**Brief:**
Word for word, quote all of the material, omitting the pictures.
##### Data #####
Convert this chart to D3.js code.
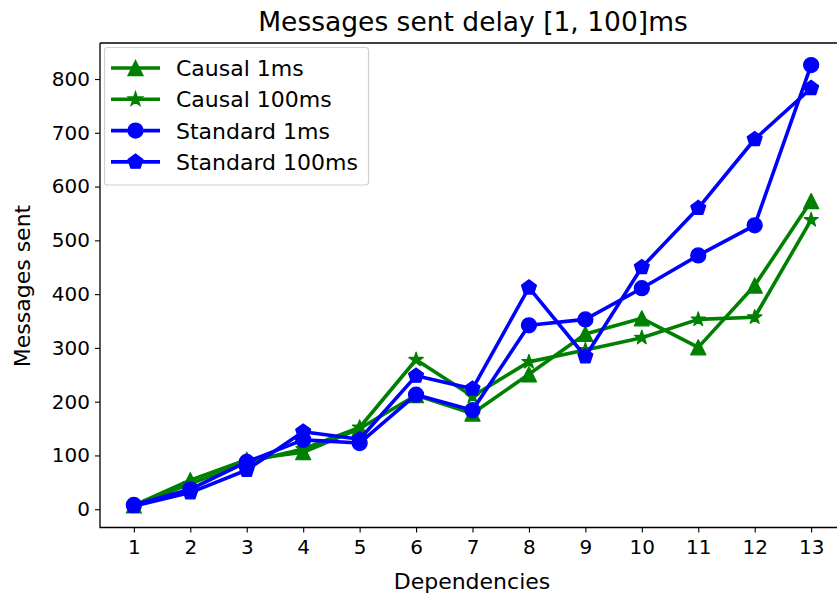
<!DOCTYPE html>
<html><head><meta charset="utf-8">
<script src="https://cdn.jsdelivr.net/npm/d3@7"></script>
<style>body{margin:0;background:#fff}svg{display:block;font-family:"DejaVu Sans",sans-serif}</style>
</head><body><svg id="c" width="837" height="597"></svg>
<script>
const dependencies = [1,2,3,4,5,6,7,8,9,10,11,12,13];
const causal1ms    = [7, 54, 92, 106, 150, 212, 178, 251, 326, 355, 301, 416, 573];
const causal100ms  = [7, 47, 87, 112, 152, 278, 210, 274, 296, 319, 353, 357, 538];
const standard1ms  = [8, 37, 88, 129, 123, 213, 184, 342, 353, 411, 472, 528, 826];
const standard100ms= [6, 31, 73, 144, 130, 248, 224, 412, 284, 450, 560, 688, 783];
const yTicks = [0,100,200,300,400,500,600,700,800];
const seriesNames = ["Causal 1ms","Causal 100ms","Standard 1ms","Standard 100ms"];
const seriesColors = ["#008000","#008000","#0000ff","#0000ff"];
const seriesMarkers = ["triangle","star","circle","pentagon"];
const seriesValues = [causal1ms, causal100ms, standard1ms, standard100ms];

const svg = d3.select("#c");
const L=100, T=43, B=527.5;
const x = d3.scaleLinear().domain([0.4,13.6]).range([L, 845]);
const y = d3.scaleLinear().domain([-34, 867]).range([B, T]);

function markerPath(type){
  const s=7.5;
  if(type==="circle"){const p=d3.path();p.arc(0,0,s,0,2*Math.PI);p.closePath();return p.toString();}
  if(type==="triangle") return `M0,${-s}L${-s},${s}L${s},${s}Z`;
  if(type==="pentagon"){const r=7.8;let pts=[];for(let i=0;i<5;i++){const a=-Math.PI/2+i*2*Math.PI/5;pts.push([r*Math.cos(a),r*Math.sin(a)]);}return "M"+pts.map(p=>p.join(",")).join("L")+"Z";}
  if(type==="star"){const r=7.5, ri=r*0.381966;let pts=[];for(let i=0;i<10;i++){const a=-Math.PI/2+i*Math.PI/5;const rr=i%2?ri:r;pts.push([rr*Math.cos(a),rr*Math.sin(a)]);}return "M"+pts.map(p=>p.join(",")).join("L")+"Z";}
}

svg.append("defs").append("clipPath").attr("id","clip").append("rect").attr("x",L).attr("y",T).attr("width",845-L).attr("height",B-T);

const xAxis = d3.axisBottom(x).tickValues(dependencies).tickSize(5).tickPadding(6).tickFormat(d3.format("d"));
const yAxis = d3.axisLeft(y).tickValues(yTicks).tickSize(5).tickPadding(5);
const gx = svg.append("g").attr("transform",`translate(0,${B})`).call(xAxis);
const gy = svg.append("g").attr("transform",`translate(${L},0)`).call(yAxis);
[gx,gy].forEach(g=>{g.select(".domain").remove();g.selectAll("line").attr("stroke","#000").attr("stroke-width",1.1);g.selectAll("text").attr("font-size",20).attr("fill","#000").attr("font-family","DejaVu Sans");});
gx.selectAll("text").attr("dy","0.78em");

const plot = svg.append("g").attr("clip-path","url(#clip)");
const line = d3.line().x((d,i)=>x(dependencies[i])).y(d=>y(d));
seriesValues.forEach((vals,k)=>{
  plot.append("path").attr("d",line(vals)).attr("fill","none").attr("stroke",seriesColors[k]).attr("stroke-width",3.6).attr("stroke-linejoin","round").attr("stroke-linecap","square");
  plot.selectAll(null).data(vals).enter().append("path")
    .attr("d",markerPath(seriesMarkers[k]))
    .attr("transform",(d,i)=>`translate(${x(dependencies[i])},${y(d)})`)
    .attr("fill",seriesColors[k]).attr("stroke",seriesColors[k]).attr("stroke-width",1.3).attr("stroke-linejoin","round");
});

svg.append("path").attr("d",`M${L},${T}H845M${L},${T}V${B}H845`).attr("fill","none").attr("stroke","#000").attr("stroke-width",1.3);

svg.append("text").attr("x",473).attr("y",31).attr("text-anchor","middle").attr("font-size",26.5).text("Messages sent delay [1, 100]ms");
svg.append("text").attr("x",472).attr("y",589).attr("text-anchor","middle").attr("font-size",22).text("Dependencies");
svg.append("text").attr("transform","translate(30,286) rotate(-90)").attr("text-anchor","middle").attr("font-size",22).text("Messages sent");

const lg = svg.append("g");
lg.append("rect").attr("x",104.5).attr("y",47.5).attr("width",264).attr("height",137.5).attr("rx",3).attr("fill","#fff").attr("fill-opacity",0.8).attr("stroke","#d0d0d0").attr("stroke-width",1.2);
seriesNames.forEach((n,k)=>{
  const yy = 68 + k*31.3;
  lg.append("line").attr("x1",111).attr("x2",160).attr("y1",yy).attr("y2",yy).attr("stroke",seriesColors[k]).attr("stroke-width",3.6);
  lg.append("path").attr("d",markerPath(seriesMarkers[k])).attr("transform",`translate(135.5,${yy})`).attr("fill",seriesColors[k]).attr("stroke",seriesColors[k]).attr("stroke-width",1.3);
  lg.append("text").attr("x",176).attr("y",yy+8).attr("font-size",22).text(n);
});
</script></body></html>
#####
**Expected output:**
Convert this chart to D3.js code.
<!DOCTYPE html>
<html><head><meta charset="utf-8">
<script src="https://cdn.jsdelivr.net/npm/d3@7"></script>
<style>body{margin:0;background:#fff}svg{display:block;font-family:"DejaVu Sans",sans-serif}</style>
</head><body><svg id="c" width="837" height="597"></svg>
<script>
const dependencies = [1,2,3,4,5,6,7,8,9,10,11,12,13];
const causal1ms    = [7, 54, 92, 106, 150, 212, 178, 251, 326, 355, 301, 416, 573];
const causal100ms  = [7, 47, 87, 112, 152, 278, 210, 274, 296, 319, 353, 357, 538];
const standard1ms  = [8, 37, 88, 129, 123, 213, 184, 342, 353, 411, 472, 528, 826];
const standard100ms= [6, 31, 73, 144, 130, 248, 224, 412, 284, 450, 560, 688, 783];
const yTicks = [0,100,200,300,400,500,600,700,800];
const seriesNames = ["Causal 1ms","Causal 100ms","Standard 1ms","Standard 100ms"];
const seriesColors = ["#008000","#008000","#0000ff","#0000ff"];
const seriesMarkers = ["triangle","star","circle","pentagon"];
const seriesValues = [causal1ms, causal100ms, standard1ms, standard100ms];

const svg = d3.select("#c");
const L=100, T=43, B=527.5;
const x = d3.scaleLinear().domain([0.4,13.6]).range([L, 845]);
const y = d3.scaleLinear().domain([-34, 867]).range([B, T]);

function markerPath(type){
  const s=7.5;
  if(type==="circle"){const p=d3.path();p.arc(0,0,s,0,2*Math.PI);p.closePath();return p.toString();}
  if(type==="triangle") return `M0,${-s}L${-s},${s}L${s},${s}Z`;
  if(type==="pentagon"){const r=7.8;let pts=[];for(let i=0;i<5;i++){const a=-Math.PI/2+i*2*Math.PI/5;pts.push([r*Math.cos(a),r*Math.sin(a)]);}return "M"+pts.map(p=>p.join(",")).join("L")+"Z";}
  if(type==="star"){const r=7.5, ri=r*0.381966;let pts=[];for(let i=0;i<10;i++){const a=-Math.PI/2+i*Math.PI/5;const rr=i%2?ri:r;pts.push([rr*Math.cos(a),rr*Math.sin(a)]);}return "M"+pts.map(p=>p.join(",")).join("L")+"Z";}
}

svg.append("defs").append("clipPath").attr("id","clip").append("rect").attr("x",L).attr("y",T).attr("width",845-L).attr("height",B-T);

const xAxis = d3.axisBottom(x).tickValues(dependencies).tickSize(5).tickPadding(6).tickFormat(d3.format("d"));
const yAxis = d3.axisLeft(y).tickValues(yTicks).tickSize(5).tickPadding(5);
const gx = svg.append("g").attr("transform",`translate(0,${B})`).call(xAxis);
const gy = svg.append("g").attr("transform",`translate(${L},0)`).call(yAxis);
[gx,gy].forEach(g=>{g.select(".domain").remove();g.selectAll("line").attr("stroke","#000").attr("stroke-width",1.1);g.selectAll("text").attr("font-size",20).attr("fill","#000").attr("font-family","DejaVu Sans");});
gx.selectAll("text").attr("dy","0.78em");

const plot = svg.append("g").attr("clip-path","url(#clip)");
const line = d3.line().x((d,i)=>x(dependencies[i])).y(d=>y(d));
seriesValues.forEach((vals,k)=>{
  plot.append("path").attr("d",line(vals)).attr("fill","none").attr("stroke",seriesColors[k]).attr("stroke-width",3.6).attr("stroke-linejoin","round").attr("stroke-linecap","square");
  plot.selectAll(null).data(vals).enter().append("path")
    .attr("d",markerPath(seriesMarkers[k]))
    .attr("transform",(d,i)=>`translate(${x(dependencies[i])},${y(d)})`)
    .attr("fill",seriesColors[k]).attr("stroke",seriesColors[k]).attr("stroke-width",1.3).attr("stroke-linejoin","round");
});

svg.append("path").attr("d",`M${L},${T}H845M${L},${T}V${B}H845`).attr("fill","none").attr("stroke","#000").attr("stroke-width",1.3);

svg.append("text").attr("x",473).attr("y",31).attr("text-anchor","middle").attr("font-size",26.5).text("Messages sent delay [1, 100]ms");
svg.append("text").attr("x",472).attr("y",589).attr("text-anchor","middle").attr("font-size",22).text("Dependencies");
svg.append("text").attr("transform","translate(30,286) rotate(-90)").attr("text-anchor","middle").attr("font-size",22).text("Messages sent");

const lg = svg.append("g");
lg.append("rect").attr("x",104.5).attr("y",47.5).attr("width",264).attr("height",137.5).attr("rx",3).attr("fill","#fff").attr("fill-opacity",0.8).attr("stroke","#d0d0d0").attr("stroke-width",1.2);
seriesNames.forEach((n,k)=>{
  const yy = 68 + k*31.3;
  lg.append("line").attr("x1",111).attr("x2",160).attr("y1",yy).attr("y2",yy).attr("stroke",seriesColors[k]).attr("stroke-width",3.6);
  lg.append("path").attr("d",markerPath(seriesMarkers[k])).attr("transform",`translate(135.5,${yy})`).attr("fill",seriesColors[k]).attr("stroke",seriesColors[k]).attr("stroke-width",1.3);
  lg.append("text").attr("x",176).attr("y",yy+8).attr("font-size",22).text(n);
});
</script></body></html>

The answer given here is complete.